In the material below, please retype the lines from the very first through the one with "0.099, 0.144, 0.163, 0.176, 0.099, 0, 0]", exactly and without pictures.

--- Begin Data for this task ---

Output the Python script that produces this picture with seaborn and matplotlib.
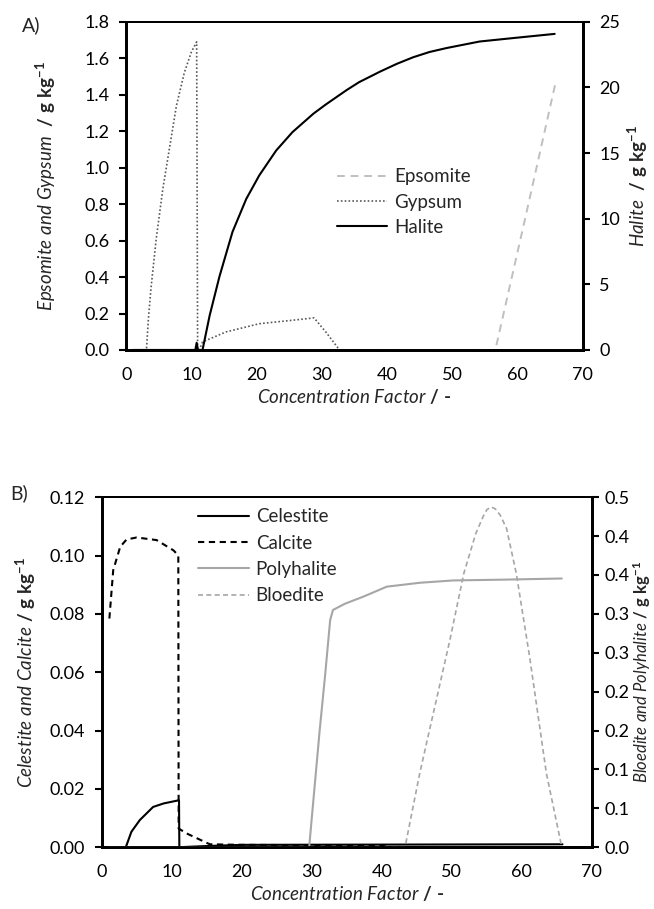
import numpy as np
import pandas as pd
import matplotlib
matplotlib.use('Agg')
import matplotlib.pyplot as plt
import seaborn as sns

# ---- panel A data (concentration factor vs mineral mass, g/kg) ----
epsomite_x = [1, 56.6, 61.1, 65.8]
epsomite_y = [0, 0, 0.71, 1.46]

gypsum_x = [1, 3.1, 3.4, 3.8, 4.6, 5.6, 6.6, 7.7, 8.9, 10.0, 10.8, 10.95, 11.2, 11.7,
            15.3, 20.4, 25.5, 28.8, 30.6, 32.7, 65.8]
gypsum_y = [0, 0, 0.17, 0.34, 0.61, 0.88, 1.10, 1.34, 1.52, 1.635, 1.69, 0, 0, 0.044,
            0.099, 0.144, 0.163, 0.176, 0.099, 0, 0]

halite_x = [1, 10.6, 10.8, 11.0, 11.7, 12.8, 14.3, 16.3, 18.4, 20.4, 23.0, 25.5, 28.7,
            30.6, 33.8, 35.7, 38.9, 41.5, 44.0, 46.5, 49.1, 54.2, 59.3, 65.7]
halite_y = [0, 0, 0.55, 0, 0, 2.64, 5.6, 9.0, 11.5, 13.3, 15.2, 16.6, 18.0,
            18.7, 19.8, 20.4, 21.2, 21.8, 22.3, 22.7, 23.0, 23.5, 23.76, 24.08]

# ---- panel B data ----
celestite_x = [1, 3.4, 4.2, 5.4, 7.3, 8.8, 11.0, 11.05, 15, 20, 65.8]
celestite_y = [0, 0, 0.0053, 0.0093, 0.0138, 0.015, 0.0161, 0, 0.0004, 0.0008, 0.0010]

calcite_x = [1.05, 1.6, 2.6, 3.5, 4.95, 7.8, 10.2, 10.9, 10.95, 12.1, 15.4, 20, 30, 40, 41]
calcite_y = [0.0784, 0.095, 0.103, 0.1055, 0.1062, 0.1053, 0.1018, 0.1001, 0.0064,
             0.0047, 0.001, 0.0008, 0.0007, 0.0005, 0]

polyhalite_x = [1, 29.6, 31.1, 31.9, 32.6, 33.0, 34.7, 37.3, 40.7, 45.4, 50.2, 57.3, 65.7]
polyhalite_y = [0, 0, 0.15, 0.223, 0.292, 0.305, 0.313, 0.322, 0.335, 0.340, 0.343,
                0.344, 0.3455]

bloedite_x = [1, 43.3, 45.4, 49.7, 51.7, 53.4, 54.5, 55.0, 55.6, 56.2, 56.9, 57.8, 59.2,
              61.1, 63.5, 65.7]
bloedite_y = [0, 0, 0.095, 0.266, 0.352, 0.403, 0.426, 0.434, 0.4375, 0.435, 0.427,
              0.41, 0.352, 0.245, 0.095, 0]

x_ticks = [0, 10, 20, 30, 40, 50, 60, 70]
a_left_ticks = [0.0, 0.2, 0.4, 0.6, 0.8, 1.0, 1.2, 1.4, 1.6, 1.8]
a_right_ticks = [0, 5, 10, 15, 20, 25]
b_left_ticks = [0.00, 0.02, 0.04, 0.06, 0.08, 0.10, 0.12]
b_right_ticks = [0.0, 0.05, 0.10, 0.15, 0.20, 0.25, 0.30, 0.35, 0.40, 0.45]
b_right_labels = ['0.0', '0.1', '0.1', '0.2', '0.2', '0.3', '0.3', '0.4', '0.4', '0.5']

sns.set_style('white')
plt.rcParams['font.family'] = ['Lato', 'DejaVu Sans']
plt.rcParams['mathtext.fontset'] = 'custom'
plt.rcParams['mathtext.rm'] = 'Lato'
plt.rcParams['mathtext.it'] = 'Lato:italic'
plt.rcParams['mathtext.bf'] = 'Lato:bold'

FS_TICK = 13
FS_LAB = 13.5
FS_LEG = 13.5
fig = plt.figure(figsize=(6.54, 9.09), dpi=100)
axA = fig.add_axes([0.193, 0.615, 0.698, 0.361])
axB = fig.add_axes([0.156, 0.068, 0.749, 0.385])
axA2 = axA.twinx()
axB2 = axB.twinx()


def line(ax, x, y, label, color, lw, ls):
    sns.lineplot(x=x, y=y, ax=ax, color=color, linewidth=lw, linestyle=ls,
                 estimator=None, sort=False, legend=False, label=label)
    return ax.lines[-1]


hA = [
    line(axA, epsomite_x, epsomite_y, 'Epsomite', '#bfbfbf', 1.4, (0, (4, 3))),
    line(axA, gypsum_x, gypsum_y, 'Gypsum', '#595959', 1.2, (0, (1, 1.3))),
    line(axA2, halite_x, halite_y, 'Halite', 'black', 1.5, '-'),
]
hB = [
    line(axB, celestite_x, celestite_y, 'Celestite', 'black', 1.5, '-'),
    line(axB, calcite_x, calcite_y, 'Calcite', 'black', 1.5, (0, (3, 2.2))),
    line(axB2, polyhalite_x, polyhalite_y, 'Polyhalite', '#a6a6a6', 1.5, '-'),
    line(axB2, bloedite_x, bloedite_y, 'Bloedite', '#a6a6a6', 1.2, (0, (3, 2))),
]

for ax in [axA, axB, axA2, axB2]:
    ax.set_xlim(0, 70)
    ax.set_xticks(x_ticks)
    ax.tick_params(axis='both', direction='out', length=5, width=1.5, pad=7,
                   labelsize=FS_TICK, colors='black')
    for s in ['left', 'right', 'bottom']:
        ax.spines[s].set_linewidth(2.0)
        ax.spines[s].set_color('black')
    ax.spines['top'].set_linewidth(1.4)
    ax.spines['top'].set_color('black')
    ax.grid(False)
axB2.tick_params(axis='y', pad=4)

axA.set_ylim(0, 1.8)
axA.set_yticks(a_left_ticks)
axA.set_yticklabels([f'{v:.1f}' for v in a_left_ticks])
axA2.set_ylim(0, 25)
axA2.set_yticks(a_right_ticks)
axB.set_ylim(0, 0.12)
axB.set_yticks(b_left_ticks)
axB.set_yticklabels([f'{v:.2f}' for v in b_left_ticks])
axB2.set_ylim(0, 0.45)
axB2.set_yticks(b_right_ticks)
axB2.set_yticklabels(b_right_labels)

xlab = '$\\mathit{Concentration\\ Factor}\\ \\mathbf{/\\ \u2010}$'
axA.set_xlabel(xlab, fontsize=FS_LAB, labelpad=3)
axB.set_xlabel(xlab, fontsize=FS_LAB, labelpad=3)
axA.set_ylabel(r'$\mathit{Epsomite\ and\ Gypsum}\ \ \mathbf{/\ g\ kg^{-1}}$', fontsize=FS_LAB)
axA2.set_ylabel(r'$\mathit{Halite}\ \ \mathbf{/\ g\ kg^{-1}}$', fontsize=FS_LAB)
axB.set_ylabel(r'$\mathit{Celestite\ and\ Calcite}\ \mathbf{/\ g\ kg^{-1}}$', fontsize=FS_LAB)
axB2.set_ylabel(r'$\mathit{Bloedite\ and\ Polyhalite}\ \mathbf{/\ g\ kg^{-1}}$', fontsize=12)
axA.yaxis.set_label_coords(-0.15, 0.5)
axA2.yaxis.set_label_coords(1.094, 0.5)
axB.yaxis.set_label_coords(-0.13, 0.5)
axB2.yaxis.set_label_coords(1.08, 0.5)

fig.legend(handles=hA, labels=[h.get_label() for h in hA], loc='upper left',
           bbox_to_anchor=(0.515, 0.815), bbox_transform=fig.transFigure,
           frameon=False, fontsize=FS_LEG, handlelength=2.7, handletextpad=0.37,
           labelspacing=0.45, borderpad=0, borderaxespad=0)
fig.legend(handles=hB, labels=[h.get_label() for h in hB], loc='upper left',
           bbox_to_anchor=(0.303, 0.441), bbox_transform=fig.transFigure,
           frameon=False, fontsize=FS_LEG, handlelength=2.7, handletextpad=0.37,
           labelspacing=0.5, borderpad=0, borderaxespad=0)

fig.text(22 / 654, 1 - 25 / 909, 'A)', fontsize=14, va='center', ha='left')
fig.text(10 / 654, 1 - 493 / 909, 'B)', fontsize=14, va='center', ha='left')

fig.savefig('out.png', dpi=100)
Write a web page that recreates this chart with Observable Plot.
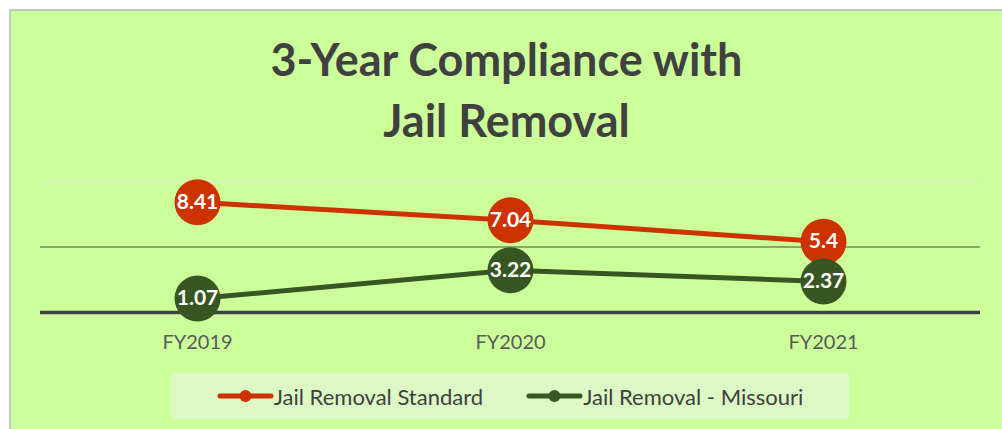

--- End Data for this task ---

§ Task result:
Output the Python script that produces this picture with seaborn and matplotlib.
import numpy as np
import pandas as pd
import matplotlib
matplotlib.use('Agg')
import matplotlib.pyplot as plt
import seaborn as sns

# ---- panel A data (concentration factor vs mineral mass, g/kg) ----
epsomite_x = [1, 56.6, 61.1, 65.8]
epsomite_y = [0, 0, 0.71, 1.46]

gypsum_x = [1, 3.1, 3.4, 3.8, 4.6, 5.6, 6.6, 7.7, 8.9, 10.0, 10.8, 10.95, 11.2, 11.7,
            15.3, 20.4, 25.5, 28.8, 30.6, 32.7, 65.8]
gypsum_y = [0, 0, 0.17, 0.34, 0.61, 0.88, 1.10, 1.34, 1.52, 1.635, 1.69, 0, 0, 0.044,
            0.099, 0.144, 0.163, 0.176, 0.099, 0, 0]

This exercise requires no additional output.